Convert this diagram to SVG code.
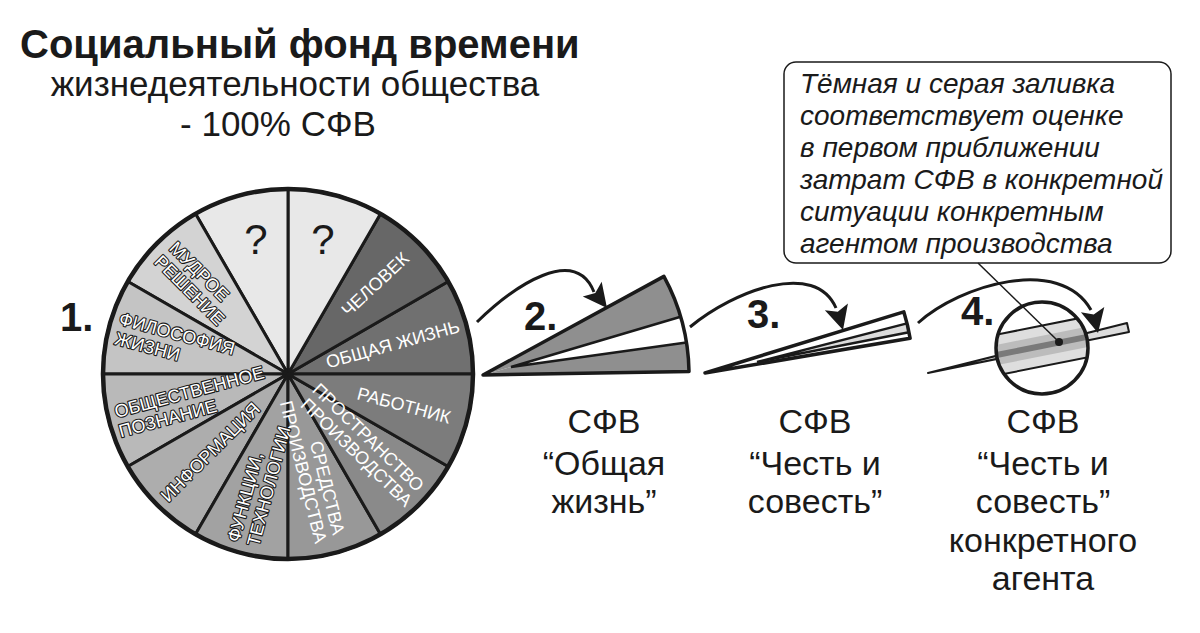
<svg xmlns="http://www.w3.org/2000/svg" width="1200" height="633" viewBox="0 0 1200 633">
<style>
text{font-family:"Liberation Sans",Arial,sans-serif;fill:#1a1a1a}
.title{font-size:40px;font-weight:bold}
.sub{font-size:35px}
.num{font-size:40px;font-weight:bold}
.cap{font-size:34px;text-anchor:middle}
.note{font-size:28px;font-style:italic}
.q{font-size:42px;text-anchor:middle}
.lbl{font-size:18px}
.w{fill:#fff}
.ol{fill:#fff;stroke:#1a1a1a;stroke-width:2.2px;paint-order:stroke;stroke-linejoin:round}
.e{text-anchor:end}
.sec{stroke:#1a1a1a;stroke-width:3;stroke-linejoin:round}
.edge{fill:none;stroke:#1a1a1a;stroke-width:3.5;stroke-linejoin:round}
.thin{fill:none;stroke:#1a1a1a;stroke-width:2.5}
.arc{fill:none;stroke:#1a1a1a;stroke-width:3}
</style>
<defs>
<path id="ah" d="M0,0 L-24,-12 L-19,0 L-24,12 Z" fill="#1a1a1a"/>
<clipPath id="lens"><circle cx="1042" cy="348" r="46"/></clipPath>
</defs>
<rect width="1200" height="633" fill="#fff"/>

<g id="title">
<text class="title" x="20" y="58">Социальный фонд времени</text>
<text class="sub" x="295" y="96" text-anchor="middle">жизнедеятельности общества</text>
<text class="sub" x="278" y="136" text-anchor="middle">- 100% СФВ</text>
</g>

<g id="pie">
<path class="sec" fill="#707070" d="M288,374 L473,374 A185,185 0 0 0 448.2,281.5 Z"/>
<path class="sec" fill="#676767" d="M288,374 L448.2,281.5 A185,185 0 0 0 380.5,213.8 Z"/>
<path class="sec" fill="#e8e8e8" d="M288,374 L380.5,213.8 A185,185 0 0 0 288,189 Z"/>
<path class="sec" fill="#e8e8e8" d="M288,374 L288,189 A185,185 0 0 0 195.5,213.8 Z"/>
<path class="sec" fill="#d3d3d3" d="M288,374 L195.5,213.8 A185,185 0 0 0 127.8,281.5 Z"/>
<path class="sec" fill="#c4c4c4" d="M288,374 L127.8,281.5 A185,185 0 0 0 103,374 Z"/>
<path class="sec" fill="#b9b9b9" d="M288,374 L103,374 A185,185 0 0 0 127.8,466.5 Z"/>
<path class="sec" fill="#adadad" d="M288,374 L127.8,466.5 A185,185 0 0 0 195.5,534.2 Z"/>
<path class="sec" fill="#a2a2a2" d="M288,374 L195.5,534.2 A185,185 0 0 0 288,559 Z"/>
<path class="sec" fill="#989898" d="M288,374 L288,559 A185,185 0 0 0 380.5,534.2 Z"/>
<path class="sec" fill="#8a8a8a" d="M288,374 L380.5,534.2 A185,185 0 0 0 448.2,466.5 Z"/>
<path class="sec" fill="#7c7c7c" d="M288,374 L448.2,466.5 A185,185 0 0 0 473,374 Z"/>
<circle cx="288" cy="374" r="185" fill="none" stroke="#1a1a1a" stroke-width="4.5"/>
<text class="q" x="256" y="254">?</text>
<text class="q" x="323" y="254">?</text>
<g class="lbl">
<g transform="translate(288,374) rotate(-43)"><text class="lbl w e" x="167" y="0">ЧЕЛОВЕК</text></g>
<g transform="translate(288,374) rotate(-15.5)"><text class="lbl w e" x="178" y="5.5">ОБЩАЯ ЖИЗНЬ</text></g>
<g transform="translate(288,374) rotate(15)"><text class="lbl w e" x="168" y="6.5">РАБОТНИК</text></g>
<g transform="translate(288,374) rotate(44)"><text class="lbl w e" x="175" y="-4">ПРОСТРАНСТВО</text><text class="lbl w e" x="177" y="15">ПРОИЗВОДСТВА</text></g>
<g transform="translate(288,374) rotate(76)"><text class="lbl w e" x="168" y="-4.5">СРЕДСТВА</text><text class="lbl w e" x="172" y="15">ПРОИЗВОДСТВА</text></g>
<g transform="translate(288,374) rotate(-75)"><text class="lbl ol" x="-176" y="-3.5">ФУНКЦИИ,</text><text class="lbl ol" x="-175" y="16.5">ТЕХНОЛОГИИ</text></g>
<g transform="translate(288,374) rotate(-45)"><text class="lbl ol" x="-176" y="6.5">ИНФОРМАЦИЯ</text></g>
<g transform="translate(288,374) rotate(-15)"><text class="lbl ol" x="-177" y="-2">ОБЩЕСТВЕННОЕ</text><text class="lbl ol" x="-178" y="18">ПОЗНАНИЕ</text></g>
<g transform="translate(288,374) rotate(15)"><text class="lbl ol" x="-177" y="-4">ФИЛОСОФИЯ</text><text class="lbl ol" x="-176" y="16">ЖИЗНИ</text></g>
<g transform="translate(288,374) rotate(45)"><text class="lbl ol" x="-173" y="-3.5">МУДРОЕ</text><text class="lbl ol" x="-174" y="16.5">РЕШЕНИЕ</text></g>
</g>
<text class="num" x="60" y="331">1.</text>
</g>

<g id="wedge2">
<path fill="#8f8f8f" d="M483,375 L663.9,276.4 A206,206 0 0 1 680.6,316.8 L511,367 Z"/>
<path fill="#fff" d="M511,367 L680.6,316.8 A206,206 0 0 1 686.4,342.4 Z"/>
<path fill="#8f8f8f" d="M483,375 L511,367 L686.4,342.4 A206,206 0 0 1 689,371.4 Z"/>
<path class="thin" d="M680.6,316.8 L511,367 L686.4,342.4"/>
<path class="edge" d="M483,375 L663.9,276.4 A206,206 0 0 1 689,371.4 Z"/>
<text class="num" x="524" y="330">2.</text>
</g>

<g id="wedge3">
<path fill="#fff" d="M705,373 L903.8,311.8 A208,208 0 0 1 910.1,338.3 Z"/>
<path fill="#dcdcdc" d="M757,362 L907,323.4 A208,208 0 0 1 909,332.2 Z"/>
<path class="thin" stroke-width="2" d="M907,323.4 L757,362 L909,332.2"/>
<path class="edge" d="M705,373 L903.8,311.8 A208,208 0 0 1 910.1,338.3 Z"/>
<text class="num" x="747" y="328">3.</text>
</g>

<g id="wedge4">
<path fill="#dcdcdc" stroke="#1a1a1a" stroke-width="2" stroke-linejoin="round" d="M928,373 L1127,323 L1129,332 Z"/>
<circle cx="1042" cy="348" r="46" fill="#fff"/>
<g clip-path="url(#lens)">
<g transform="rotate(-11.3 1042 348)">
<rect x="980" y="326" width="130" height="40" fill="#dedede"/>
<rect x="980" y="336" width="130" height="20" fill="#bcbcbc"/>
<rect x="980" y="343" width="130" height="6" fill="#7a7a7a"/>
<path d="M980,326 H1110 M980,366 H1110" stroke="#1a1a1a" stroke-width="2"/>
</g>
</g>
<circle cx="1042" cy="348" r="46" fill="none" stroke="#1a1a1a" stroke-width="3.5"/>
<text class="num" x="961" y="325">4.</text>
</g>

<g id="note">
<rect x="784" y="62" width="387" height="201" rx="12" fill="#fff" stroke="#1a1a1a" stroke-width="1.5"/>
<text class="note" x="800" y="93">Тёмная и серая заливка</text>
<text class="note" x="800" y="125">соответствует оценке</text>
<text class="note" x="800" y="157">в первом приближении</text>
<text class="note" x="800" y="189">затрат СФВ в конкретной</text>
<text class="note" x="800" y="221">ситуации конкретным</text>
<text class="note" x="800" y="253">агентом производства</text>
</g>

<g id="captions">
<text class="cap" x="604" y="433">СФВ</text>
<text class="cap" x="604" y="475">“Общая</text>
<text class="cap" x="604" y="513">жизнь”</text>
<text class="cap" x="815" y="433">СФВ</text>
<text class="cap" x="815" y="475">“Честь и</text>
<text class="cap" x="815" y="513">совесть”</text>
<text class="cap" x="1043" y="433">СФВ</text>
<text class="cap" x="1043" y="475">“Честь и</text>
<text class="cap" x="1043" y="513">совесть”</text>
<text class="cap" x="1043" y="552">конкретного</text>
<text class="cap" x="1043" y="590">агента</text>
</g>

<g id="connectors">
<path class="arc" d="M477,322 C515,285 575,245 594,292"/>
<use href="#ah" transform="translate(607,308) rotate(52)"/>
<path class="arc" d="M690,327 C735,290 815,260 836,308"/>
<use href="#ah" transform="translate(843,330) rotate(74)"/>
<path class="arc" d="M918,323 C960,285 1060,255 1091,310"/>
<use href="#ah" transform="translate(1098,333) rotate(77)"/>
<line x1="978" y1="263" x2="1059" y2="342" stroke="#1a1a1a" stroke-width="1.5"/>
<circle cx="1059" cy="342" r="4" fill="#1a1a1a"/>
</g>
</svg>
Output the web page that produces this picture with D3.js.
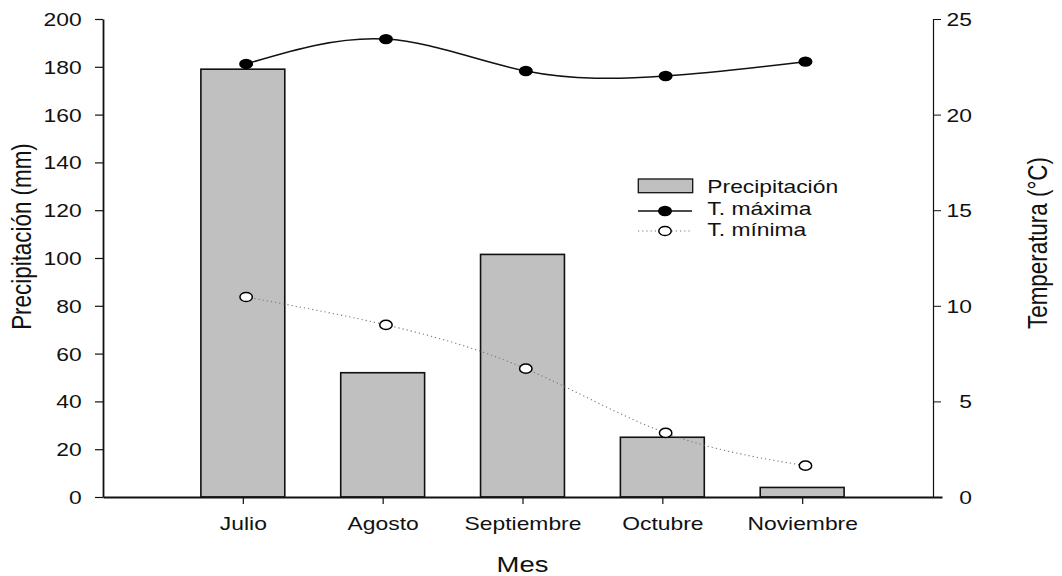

● ● ● ●

--- PROBLEM TO WORK ON ---
Gather each line that holds "this".

--- WRITTEN RESPONSE ---
Convert this diagram to SVG code.
Output the web page that produces this picture with D3.js.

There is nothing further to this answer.